What This Means for Benfica Supporters

The immediate consequence is brutally simple: Benfica now has only the Primeira Liga to salvage their season. With FC Porto establishing themselves as the frontrunners and Sporting CP also ahead in the title race, Benfica faces a mathematical and psychological mountain to climb.

The club sits 3rd in the Portuguese league table with 55 points from 23 matches—7 points behind Porto and 3 behind Sporting. While technically still in contention, the gap requires not only flawless performances from Benfica but simultaneous faltering from both rivals. "I still believe, because in football two matches can change everything," Cunha insisted. "You can go from 7 points behind to 2 points in a flash. Football is a box of surprises."

But his optimism comes with stark qualification: "If Benfica wins little or nothing, it's always a failure. This is a club that builds its squad to win titles, with players worth their weight in gold. They must win something. Right now, with this considerable distance in the league and the teams ahead playing so well, if they win nothing, it's clearly a failed season."

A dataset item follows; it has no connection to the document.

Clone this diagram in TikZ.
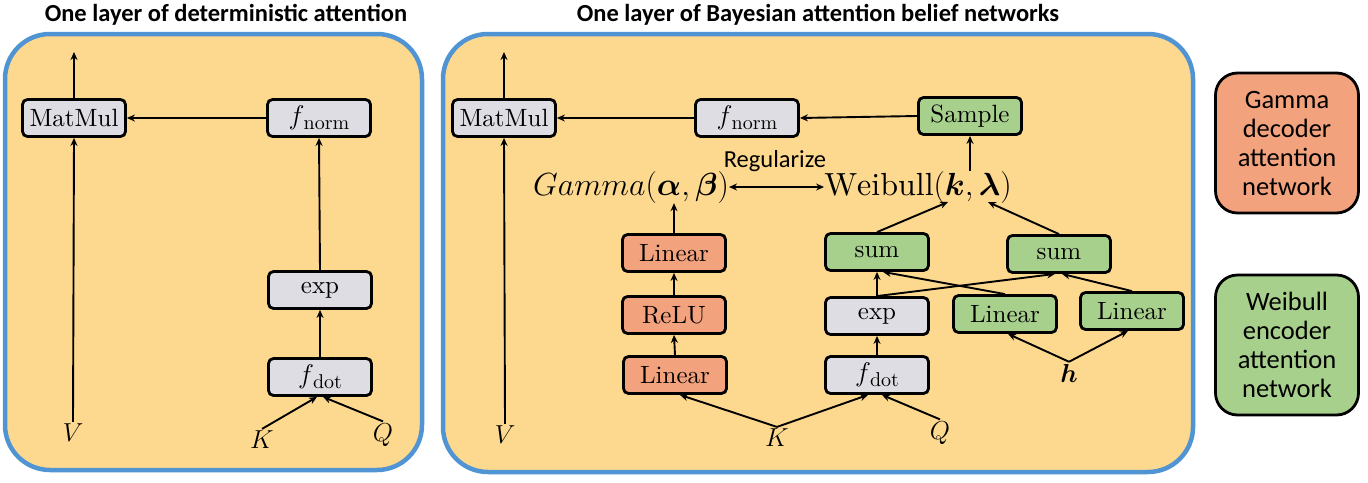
\documentclass[tikz,border=0pt]{standalone}
\usepackage{fix-cm}
\usepackage{amsmath}
\usepackage{fontspec}
\setmainfont{lmroman10-regular}[Extension=.otf, BoldFont=lmroman10-bold, ItalicFont=lmroman10-italic]
\newfontfamily\calibri{Carlito}
\usetikzlibrary{arrows.meta,calc}
\definecolor{panelfill}{HTML}{FDD990}
\definecolor{panelblue}{HTML}{5094D3}
\definecolor{greybox}{HTML}{DDDDE3}
\definecolor{orangebox}{HTML}{F3A27E}
\definecolor{greenbox}{HTML}{A8D08D}
\newcommand{\fsub}[1]{{\fontsize{27}{29}\selectfont$f$}\kern-1pt\raisebox{-5pt}{\fontsize{20}{22}\selectfont #1}}
\tikzset{
  panel/.style={draw=panelblue, line width=4.5pt, fill=panelfill, rounded corners=45pt},
  opbox/.style={draw=black, line width=2.8pt, rounded corners=5pt, minimum width=103pt, minimum height=37pt, inner sep=0pt, font=\fontsize{25}{29}\selectfont},
  greyop/.style={opbox, fill=greybox},
  orangeop/.style={opbox, fill=orangebox},
  greenop/.style={opbox, fill=greenbox},
  var/.style={inner sep=2pt, font=\fontsize{26}{30}\selectfont},
  dist/.style={inner sep=0pt, font=\fontsize{32}{36}\selectfont},
  arr/.style={line width=1.9pt, -{Stealth[length=8pt,width=7pt]}},
  darr/.style={line width=1.9pt, {Stealth[length=8pt,width=7pt]}-{Stealth[length=8pt,width=7pt]}},
  titletext/.style={font=\calibri\bfseries\fontsize{24.5}{28}\selectfont, inner sep=0pt},
  legend/.style={draw=black, line width=2.8pt, rounded corners=22pt, minimum width=143pt, minimum height=140pt, align=center, font=\calibri\fontsize{26.5}{29}\selectfont},
}
\begin{document}
\begin{tikzpicture}[x=1pt,y=-1pt]
\useasboundingbox (0,0) rectangle (1368,482);
% titles
\node[titletext] (t1) at (226,15) {One layer of deterministic attention};
\node[titletext] (t2) at (818,15) {One layer of Bayesian attention belief networks};
% panels
\draw[panel] (5,34) rectangle (422,470);
\draw[panel] (443,34) rectangle (1193,472);
% ---------- left panel ----------
\node[greyop] (mm1) at (74,118) {MatMul};
\node[greyop] (fn1) at (319,118) {\fsub{norm}};
\node[greyop] (ex1) at (320,290) {exp};
\node[greyop] (fd1) at (320,377) {\fsub{dot}};
\node[var] (V1) at (73,433) {$V$};
\node[var] (K1) at (262,440) {$K$};
\node[var] (Q1) at (383,435) {$Q$};
\coordinate (out1) at (74,52);
\draw[arr] (mm1.north) -- (out1);
\draw[arr] (fn1.west) -- (mm1.east);
\draw[arr] (ex1.north) -- (fn1.south);
\draw[arr] (fd1.north) -- (ex1.south);
\draw[arr] (V1.north) -- (mm1.south);
\draw[arr] (K1.north) -- ($(fd1.south)+(-3,0)$);
\draw[arr] (Q1.north) -- ($(fd1.south)+(3,0)$);
% ---------- right panel ----------
\node[greyop] (mm2) at (504,118) {MatMul};
\node[greyop] (fn2) at (747,118) {\fsub{norm}};
\node[greenop] (sam) at (970,116) {Sample};
\node[dist] (gam) at (631,187) {$Gamma(\boldsymbol{\alpha},\boldsymbol{\beta})$};
\node[dist] (wei) at (918,187) {$\mathrm{Weibull}(\boldsymbol{k},\boldsymbol{\lambda})$};
\node[font=\calibri\fontsize{24.5}{28}\selectfont, inner sep=0pt] (reg) at (775,161) {Regularize};
\node[orangeop] (lt) at (674,253) {Linear};
\node[orangeop] (relu) at (674,315) {ReLU};
\node[orangeop] (lb) at (675,375) {Linear};
\node[greenop] (sum1) at (877,252) {sum};
\node[greenop] (sum2) at (1059,254) {sum};
\node[greyop] (ex2) at (877,316) {exp};
\node[greyop] (fd2) at (877,375) {\fsub{dot}};
\node[greenop] (gl1) at (1005,314) {Linear};
\node[greenop] (gl2) at (1132,311) {Linear};
\node[var] (V2) at (505,435) {$V$};
\node[var] (K2) at (777,438) {$K$};
\node[var] (Q2) at (940,433) {$Q$};
\node[var] (h) at (1069,373) {$\boldsymbol{h}$};
\coordinate (out2) at (504,52);
\coordinate (wk) at (948,202);
\coordinate (wl) at (988,202);
\draw[arr] (mm2.north) -- (out2);
\draw[arr] (fn2.west) -- (mm2.east);
\draw[arr] (sam.west) -- (fn2.east);
\draw[arr] (sam.south |- wei.north) -- (sam.south);
\draw[darr] (gam.east) -- (wei.west);
\draw[arr] (V2.north) -- (mm2.south);
\draw[arr] (K2.north) -- ($(lb.south)+(5,0)$);
\draw[arr] (K2.north) -- ($(fd2.south)+(-9,0)$);
\draw[arr] (Q2.north) -- ($(fd2.south)+(5,0)$);
\draw[arr] (lb.north) -- (relu.south);
\draw[arr] (relu.north) -- (lt.south);
\draw[arr] (lt.north) -- (lt.north |- gam.south);
\draw[arr] (fd2.north) -- (ex2.south);
\draw[arr] (ex2.north) -- (sum1.south);
\draw[arr] (ex2.north) -- ($(sum2.south)+(-4,0)$);
\draw[arr] (gl1.north) -- ($(sum1.south)+(6,0)$);
\draw[arr] (gl2.north) -- ($(sum2.south)+(3,0)$);
\draw[arr] (h.north) -- ($(gl1.south)+(3,0)$);
\draw[arr] (h.north) -- ($(gl2.south)+(-4,0)$);
\draw[arr] (sum1.north) -- (wk);
\draw[arr] (sum2.north) -- (wl);
% ---------- legend ----------
\node[legend, fill=orangebox] (lg1) at (1287,143) {Gamma\\decoder\\attention\\network};
\node[legend, fill=greenbox] (lg2) at (1287,345) {Weibull\\encoder\\attention\\network};
\end{tikzpicture}
\end{document}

Mourinho's Benfica Experiment at a Crossroads

José Mourinho returned to Portuguese football with Benfica amid enormous expectations. His appointment was meant to restore domestic dominance and provide European credibility to a club that has struggled to recapture past glories. Instead, he finds himself managing a team in crisis, with supporters questioning both his tactical approach and the wisdom of Rui Costa's expensive squad investments.

The coming weeks will test whether Mourinho can marshal his squad for an unlikely title charge or whether the season will conclude as another chapter in Benfica's recent history of unfulfilled potential. With the Champions League revenue now lost and domestic cups already gone, the pressure intensifies with each passing match week.

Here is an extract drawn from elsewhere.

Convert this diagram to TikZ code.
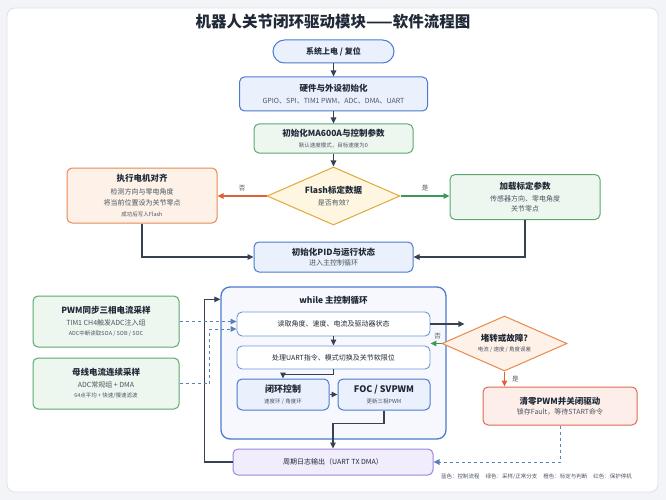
\documentclass[tikz,border=0pt]{standalone}
\usepackage{fontspec}
\setmainfont{Noto Sans CJK SC}
\usetikzlibrary{positioning,shapes.geometric,arrows.meta}

\definecolor{pagebg}{HTML}{F3F4F8}
\definecolor{panelln}{HTML}{DDE1EA}
\definecolor{inkdark}{HTML}{1F2937}
\definecolor{inksub}{HTML}{4B5563}
\definecolor{bluefill}{HTML}{EAF1FD}
\definecolor{blueln}{HTML}{4A7BD0}
\definecolor{loopfill}{HTML}{F6F8FD}
\definecolor{greenfill}{HTML}{EDF7EF}
\definecolor{greenln}{HTML}{5AAA6E}
\definecolor{orgfill}{HTML}{FDF1E8}
\definecolor{orgln}{HTML}{E8894E}
\definecolor{yelfill}{HTML}{FEF6E0}
\definecolor{yelln}{HTML}{E0A93A}
\definecolor{redfill}{HTML}{FDEEEA}
\definecolor{redln}{HTML}{E06A4E}
\definecolor{purfill}{HTML}{F1EDFC}
\definecolor{purln}{HTML}{9B86E0}
\definecolor{arrln}{HTML}{374151}
\definecolor{noarr}{HTML}{E0603A}
\definecolor{yesarr}{HTML}{3A9A55}
\definecolor{dasharr}{HTML}{5B7FB8}

\newcommand{\boxtitle}[1]{{\bfseries\fontsize{8.5}{11.5}\selectfont #1}}
\newcommand{\boxnote}[1]{{\fontsize{5.5}{10}\selectfont #1}}

\begin{document}
\begin{tikzpicture}[x=1pt, y=-1pt,
		every node/.style={text=inkdark, font=\fontsize{7}{11.5}\selectfont, align=center, inner sep=0pt},
		flowbox/.style={draw=blueln, fill=bluefill, line width=1pt, rounded corners=5pt},
		greenbox/.style={draw=greenln, fill=greenfill, line width=1pt, rounded corners=5pt},
		orgbox/.style={draw=orgln, fill=orgfill, line width=1pt, rounded corners=5pt},
		redbox/.style={draw=redln, fill=redfill, line width=1pt, rounded corners=5pt},
		logbox/.style={draw=purln, fill=purfill, line width=1pt, rounded corners=5pt},
		stepbox/.style={draw=blueln!80, fill=white, line width=0.9pt, rounded corners=5pt},
		decision/.style={diamond, aspect=2.3, line width=1pt},
		arr/.style={draw=arrln, line width=1.1pt, -{Triangle[length=6pt,width=5.5pt]}},
		dasharrow/.style={draw=dasharr, line width=0.9pt, dashed, -{Triangle[length=6pt,width=5.5pt]}},
		branch/.style={text=inksub, font=\fontsize{6.5}{8}\selectfont}]

	% page and panel
	\fill[pagebg] (0,0) rectangle (666,500);
	\draw[panelln, fill=white, line width=0.8pt, rounded corners=8pt] (7,8) rectangle (658,492);

	\node (title) at (333,22) {\bfseries\fontsize{15.5}{18}\selectfont 机器人关节闭环驱动模块——软件流程图};

	% initialisation
	\node[flowbox, rounded corners=11.5pt, minimum width=121pt, minimum height=23pt] (start) at (333.5,51.5)
		{\bfseries\fontsize{8}{10}\selectfont 系统上电 / 复位};
	\node[flowbox, minimum width=188pt, minimum height=34pt] (hwinit) at (333.5,94)
		{\boxtitle{硬件与外设初始化}\\ \textcolor{inksub}{GPIO、SPI、TIM1 PWM、ADC、DMA、UART}};
	\node[greenbox, minimum width=159pt, minimum height=29pt] (sensinit) at (333.5,138.5)
		{\boxtitle{初始化MA600A与控制参数}\\[-1pt] \textcolor{inksub}{\boxnote{默认速度模式，目标速度为0}}};
	\node[decision, draw=yelln, fill=yelfill, minimum width=133pt, minimum height=58pt] (flashchk) at (333.5,196)
		{\bfseries\fontsize{8.5}{11}\selectfont Flash标定数据\\ \textcolor{inksub}{是否有效?}};
	\node[orgbox, minimum width=150pt, minimum height=55pt] (align) at (142,195.5)
		{\boxtitle{执行电机对齐}\\[1pt] \textcolor{inksub}{检测方向与零电角度}\\ \textcolor{inksub}{将当前位置设为关节零点}\\[-1pt] \textcolor{inksub}{\boxnote{成功后写入Flash}}};
	\node[greenbox, minimum width=150pt, minimum height=45pt] (loadcal) at (525,197)
		{\boxtitle{加载标定参数}\\[1pt] \textcolor{inksub}{传感器方向、零电角度}\\[-1.5pt] \textcolor{inksub}{关节零点}};
	\node[flowbox, minimum width=159pt, minimum height=30pt] (pidinit) at (333.5,257)
		{\boxtitle{初始化PID与运行状态}\\[-1pt] \textcolor{inksub}{进入主控制循环}};

	\draw[arr] (start) -- (hwinit);
	\draw[arr] (hwinit) -- (sensinit);
	\draw[arr] (sensinit) -- (flashchk);
	\draw[arr, draw=noarr, -{Triangle[length=6pt,width=5.5pt]}] (flashchk.west) -- (flashchk.west -| align.east)
		node[branch, midway, above=4pt] {否};
	\draw[arr, draw=yesarr] (flashchk.east) -- (flashchk.east -| loadcal.west)
		node[branch, midway, above=4pt] {是};
	\draw[arr] (align.south) |- (pidinit.west);
	\draw[arr] (loadcal.south) |- (pidinit.east);

	% main loop
	\node[draw=blueln, fill=loopfill, line width=1.3pt, rounded corners=9pt, minimum width=225pt, minimum height=152pt] (loop) at (333.5,363) {};
	\node[below=10pt of loop.north] (looptitle) {\boxtitle{while 主控制循环}};
	\node[stepbox, minimum width=193pt, minimum height=24pt] (readst) at (333.5,324) {读取角度、速度、电流及驱动器状态};
	\node[stepbox, minimum width=193pt, minimum height=23pt] (proccmd) at (333.5,357.5) {处理UART指令、模式切换及关节软限位};
	\node[flowbox, minimum width=92pt, minimum height=31pt] (ctrl) at (283,394.5)
		{{\bfseries\fontsize{9}{11.5}\selectfont 闭环控制}\\[-1pt] \textcolor{inksub}{\boxnote{速度环 / 角度环}}};
	\node[flowbox, minimum width=92pt, minimum height=31pt] (foc) at (384,394.5)
		{{\bfseries\fontsize{9}{11.5}\selectfont FOC / SVPWM}\\[-1pt] \textcolor{inksub}{\boxnote{更新三相PWM}}};
	\node[logbox, minimum width=200pt, minimum height=26pt] (logout) at (333,462) {周期日志输出（UART TX DMA）};

	\draw[arr] (readst) -- (proccmd);
	\draw[arr] (proccmd.south) -- ([yshift=-5pt]proccmd.south) -| (ctrl.north);
	\draw[arr] (ctrl) -- (foc);
	\draw[arr] (foc.south) -- ++(0,13) -| (logout.north);
	\draw[arr] (logout.west) -- ++(-28,0) |- ([yshift=-13pt]loop.north west);

	% sampling
	\node[greenbox, minimum width=146pt, minimum height=51pt] (pwmsamp) at (106,321.5)
		{\boxtitle{PWM同步三相电流采样}\\ \textcolor{inksub}{TIM1 CH4触发ADC注入组}\\[-1pt] \textcolor{inksub}{\boxnote{ADC中断读取SOA / SOB / SOC}}};
	\node[greenbox, minimum width=146pt, minimum height=51pt] (bussamp) at (106,383.5)
		{\boxtitle{母线电流连续采样}\\ \textcolor{inksub}{ADC常规组 + DMA}\\[-1pt] \textcolor{inksub}{\boxnote{64点平均 + 快速/慢速滤波}}};
	\draw[dasharrow] (pwmsamp.east) -- (pwmsamp.east -| readst.west);
	\draw[dasharrow] (bussamp.east) -- ++(30,0) |- ([yshift=-5pt]readst.west);

	% protection
	\node[decision, draw=orgln, fill=orgfill, minimum width=125pt, minimum height=55pt] (faultchk) at (504.5,343.5)
		{\bfseries\fontsize{8.5}{11}\selectfont 堵转或故障?\\[-1pt] \textcolor{inksub}{\boxnote{电流 / 速度 / 角度误差}}};
	\node[redbox, minimum width=154pt, minimum height=38pt] (stopdrv) at (560,406)
		{\boxtitle{清零PWM并关闭驱动}\\[-1pt] \textcolor{inksub}{锁存Fault，等待START命令}};

	\draw[arr] (readst.east) -- ++(34,0);
	\draw[arr, draw=yesarr] (faultchk.west) -- (faultchk.west -| readst.east)
		node[branch, pos=0.35, above=4pt] {否};
	\draw[arr, draw=noarr] (faultchk.south) -- (faultchk.south |- stopdrv.north)
		node[branch, midway, right=7pt] {是};
	\draw[dasharrow] (stopdrv.south) |- (logout.east);

	% legend
	\node[anchor=east, text=inksub, font=\fontsize{5.5}{7}\selectfont] (legend) at (632,477)
		{蓝色：控制流程\hspace{6pt}绿色：采样/正常分支\hspace{6pt}橙色：标定与判断\hspace{6pt}红色：保护停机};
\end{tikzpicture}
\end{document}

For Benfica supporters across Portugal, the focus now narrows to the remaining league fixtures. The club that in January harbored quadruple dreams now faces a fight for the only remaining trophy. Whether faith in Mourinho's process prevails depends entirely on what happens in the matches ahead—and whether Porto and Sporting stumble when it matters most.

"The league distance is considerable, but as I said, football changes rapidly," Cunha concluded. "Everything can happen. They must keep believing. But yes, it's difficult—very difficult."